What The Banishing lacks in surprise it more than makes up for in atmosphere and performance. Filmed in Skipton, North Yorkshire (at landmarks like Broughton Hall Estate and the Skipton Plaza Cinema), Sarah Cunningham’s cinematography is impressive and simply oozes mood. The greyish, foggy picture evoking a sense of dread and uncertainty from the earliest possible point. This is aided by an equally ambience-filled score by Toydrum, which works hand in hand with the already well constructed vintage yet oppressive feel of the film and story, from screenwriters David Beton, Ray Bogdanovich and Dean Lines.
It is no mistake that the fascism of Nazi Germany and horror of WW2 plays a part in being a backdrop to this tale of loss, misplaced righteousness and sin. Indeed a final sub-plot involving Nazi occultism does feel like it could be developed more but the vibe is there dripping throughout this methodical picture. Yet, despite its effective throwback formula, Smith brings some intriguing and devilish technique to the table of this classic ghost story, reflective of his time-bending narrative twists and detours in his vastly underrated looping seafaring horror Triangle. The Banishing takes its time to build up the dread and the mistrust, which may lose some along the way but pays off in unleashing an even more historic feeling film, with some traditional tropes (creepy dolls, winding stone basements, hidden secrets) being delivered and embraced.

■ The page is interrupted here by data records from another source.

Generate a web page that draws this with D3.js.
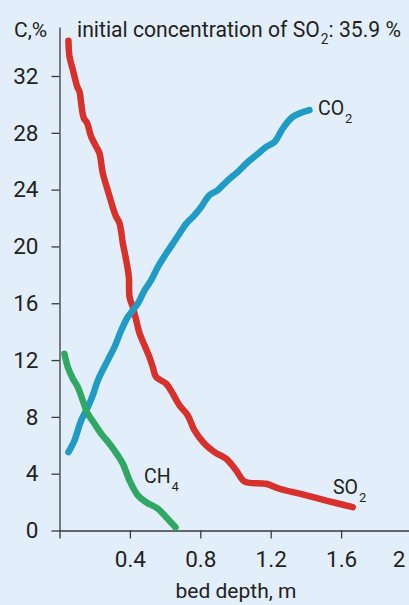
<!DOCTYPE html>
<html>
<head>
<meta charset="utf-8">
<script src="https://cdn.jsdelivr.net/npm/d3@7"></script>
<style>
  html, body { margin: 0; padding: 0; background: #e2eef9; }
  svg { display: block; }
  text { font-family: Roboto, "Liberation Sans", sans-serif; fill: #231f20; }
</style>
</head>
<body>
<svg id="chart" width="409" height="605"></svg>
<script>
// ---- data ----
const xTicks = [0.4, 0.8, 1.2, 1.6, 2];
const yTicks = [0, 4, 8, 12, 16, 20, 24, 28, 32];

const so2Depth = [0.051,0.057,0.076,0.101,0.114,0.123,0.138,0.157,0.180,0.209,0.227,0.246,0.274,0.318,0.341,0.360,0.379,0.394,0.398,0.416,0.436,0.455,0.483,0.511,0.530,0.549,0.606,0.644,0.682,0.729,0.767,0.824,0.881,0.947,1.004,1.051,1.174,1.25,1.364,1.515,1.666];
const so2Conc  = [34.48,33.35,32.42,31.24,30.89,30.1,29.04,28.69,27.72,27.01,26.57,25.16,23.96,22.2,21.63,20.22,19.03,17.85,16.44,15.74,14.8,13.88,13.04,12.21,11.51,10.8,10.34,9.63,8.81,8.1,7.05,6.11,5.52,5.05,4.23,3.45,3.29,2.94,2.59,2.11,1.64];

const co2Depth = [0.051,0.085,0.123,0.161,0.189,0.218,0.274,0.3125,0.351,0.388,0.445,0.483,0.521,0.559,0.606,0.644,0.682,0.720,0.767,0.805,0.852,0.899,0.947,1.013,1.061,1.118,1.174,1.222,1.269,1.326,1.420];
const co2Conc  = [5.52,6.34,7.75,8.69,9.51,10.57,11.98,12.92,14.1,15.03,15.98,16.91,17.62,18.56,19.5,20.2,20.91,21.61,22.2,22.78,23.61,23.96,24.55,25.25,25.84,26.43,27.01,27.36,28.31,29.13,29.6];

const ch4Depth = [0.028,0.047,0.076,0.104,0.132,0.161,0.199,0.237,0.284,0.331,0.360,0.398,0.445,0.493,0.559,0.606,0.659];
const ch4Conc  = [12.45,11.51,10.69,10.1,9.16,8.22,7.52,6.81,6.11,5.29,4.7,3.52,2.47,1.99,1.53,0.94,0.23];

const seriesNames = ["SO", "CO", "CH"];
const seriesSubs = ["2", "2", "4"];
const colors = ["#d8302a", "#1f9bc5", "#2ea862"];

// ---- drawing ----
const svg = d3.select("#chart");
const x = d3.scaleLinear().domain([0, 2]).range([59.5, 411.5]);
const y = d3.scaleLinear().domain([0, 35.45]).range([530.5, 27]);

// axes
const ax = svg.append("g").attr("transform", `translate(0,${y(0)})`)
  .call(d3.axisBottom(x).tickValues([0, ...xTicks]).tickSize(8).tickSizeOuter(0).tickPadding(13)
    .tickFormat(d => d === 0 ? "" : d3.format("")(d)));
const ay = svg.append("g").attr("transform", `translate(${x(0)},0)`)
  .call(d3.axisLeft(y).tickValues(yTicks).tickSize(8).tickSizeOuter(0).tickPadding(13));
[ax, ay].forEach(g => {
  g.selectAll("path.domain, line").attr("stroke", "#3a3a3a").attr("stroke-width", 1.3);
  g.selectAll("text").attr("font-size", 22.5).attr("font-family", "Roboto, sans-serif").attr("fill", "#231f20");
});
ax.select("path.domain").attr("d", `M${x(0)},0.5H409`);
// last x label pulled inside the picture
ax.selectAll(".tick").filter(d => d === 2).select("text").attr("dx", -13);

// lines
const line = d3.line().x(d => x(d[0])).y(d => y(d[1])).curve(d3.curveCatmullRom);
const data = [
  d3.zip(so2Depth, so2Conc),
  d3.zip(co2Depth, co2Conc),
  d3.zip(ch4Depth, ch4Conc)
];
data.forEach((pts, i) => {
  svg.append("path").attr("d", line(pts)).attr("fill", "none")
    .attr("stroke", colors[i]).attr("stroke-width", 6.5)
    .attr("stroke-linecap", "round").attr("stroke-linejoin", "round");
});

// series labels
const labelPos = [[333, 494], [318, 115], [144, 483]];
labelPos.forEach((p, i) => {
  const t = svg.append("text").attr("x", p[0]).attr("y", p[1]).attr("font-size", 19.5);
  t.append("tspan").text(seriesNames[i]);
  t.append("tspan").attr("font-size", 13).attr("dx", 1).attr("dy", 8).text(seriesSubs[i]);
});

// titles
svg.append("text").attr("x", 14).attr("y", 37).attr("font-size", 21).text("C,%");
const tg = svg.append("g");
const title = tg.append("text").attr("x", 0).attr("y", 0).attr("font-size", 21.5);
title.append("tspan").text("initial concentration of SO");
title.append("tspan").attr("font-size", 14).attr("dx", 1).attr("dy", 7).text("2");
title.append("tspan").attr("dy", -7).text(": 35.9 %");
const tw = title.node().getComputedTextLength() || 323;
tg.attr("transform", `translate(77,37) scale(${323 / tw},1)`);

svg.append("text").attr("x", 236).attr("y", 598).attr("text-anchor", "middle")
  .attr("font-size", 21).text("bed depth, m");
</script>
</body>
</html>
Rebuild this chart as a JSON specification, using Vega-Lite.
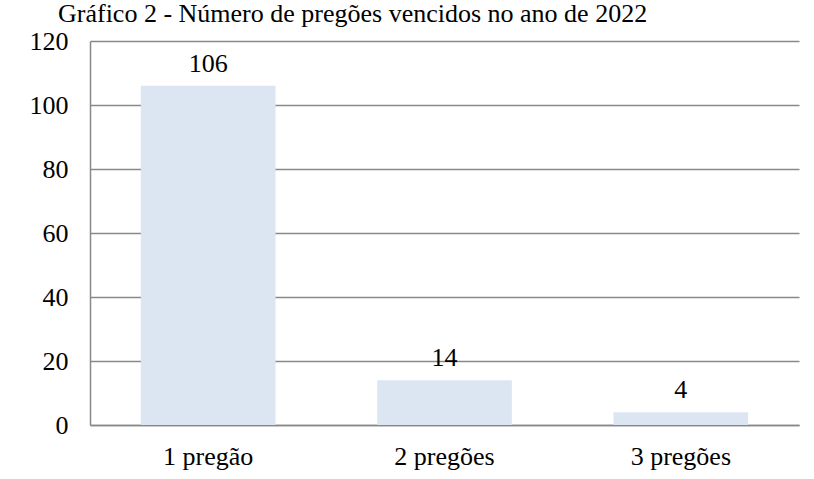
{
  "$schema": "https://vega.github.io/schema/vega-lite/v6.json",
  "width": 709,
  "height": 384,
  "autosize": {"type": "none"},
  "padding": {"left": 90, "top": 41, "right": 15, "bottom": 54},
  "background": "white",
  "title": {
    "text": "Gráfico 2 - Número de pregões vencidos no ano de 2022",
    "anchor": "start",
    "frame": "group",
    "baseline": "alphabetic",
    "offset": 0,
    "dy": 20,
    "dx": -32,
    "font": "Liberation Serif",
    "fontSize": 26,
    "fontWeight": "normal",
    "color": "black"
  },
  "data": {
    "values": [
      {"categoria": "1 pregão", "quantidade": 106},
      {"categoria": "2 pregões", "quantidade": 14},
      {"categoria": "3 pregões", "quantidade": 4}
    ]
  },
  "encoding": {
    "x": {
      "field": "categoria",
      "type": "nominal",
      "sort": null,
      "scale": {"paddingInner": 0.43, "paddingOuter": 0.215},
      "axis": {
        "title": null,
        "labelAngle": 0,
        "labelFont": "Liberation Serif",
        "labelFontSize": 26,
        "labelColor": "black",
        "labelPadding": 18,
        "ticks": false,
        "domainColor": "#898989",
        "domainWidth": 1.5,
        "grid": false
      }
    },
    "y": {
      "field": "quantidade",
      "type": "quantitative",
      "scale": {"domain": [0, 120], "nice": false},
      "axis": {
        "title": null,
        "values": [0, 20, 40, 60, 80, 100, 120],
        "labelFont": "Liberation Serif",
        "labelFontSize": 26,
        "labelColor": "black",
        "labelPadding": 22,
        "ticks": false,
        "domainColor": "#898989",
        "domainWidth": 1.5,
        "gridColor": "#898989",
        "gridWidth": 1.5,
        "gridOpacity": 1
      }
    }
  },
  "layer": [
    {"mark": {"type": "bar", "color": "#DCE6F2"}},
    {
      "mark": {
        "type": "text",
        "baseline": "alphabetic",
        "dy": -14,
        "font": "Liberation Serif",
        "fontSize": 26,
        "color": "black"
      },
      "encoding": {"text": {"field": "quantidade", "type": "quantitative"}}
    }
  ],
  "config": {"view": {"stroke": null}}
}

A roundly well acted piece, The Banishing benefits most from lead Jessica Brown Findlay as a mother torn apart by the mounting visions and a cruel reality that hits home, while Sean Harris offers great support as the eccentric occultist Harry Reed, complete with Burtonesque eccentric hair and costume. While John Lynch is rather fearsome in his supporting turn as an authoritative and potentially unscrupulous religious figure in Malachi.
Unapologetically slow building but with a few jolts and old school joys up its sleeve, The Banishing is well worth inviting in to your home.
The film hits Shudder on the 26th March here in the UK.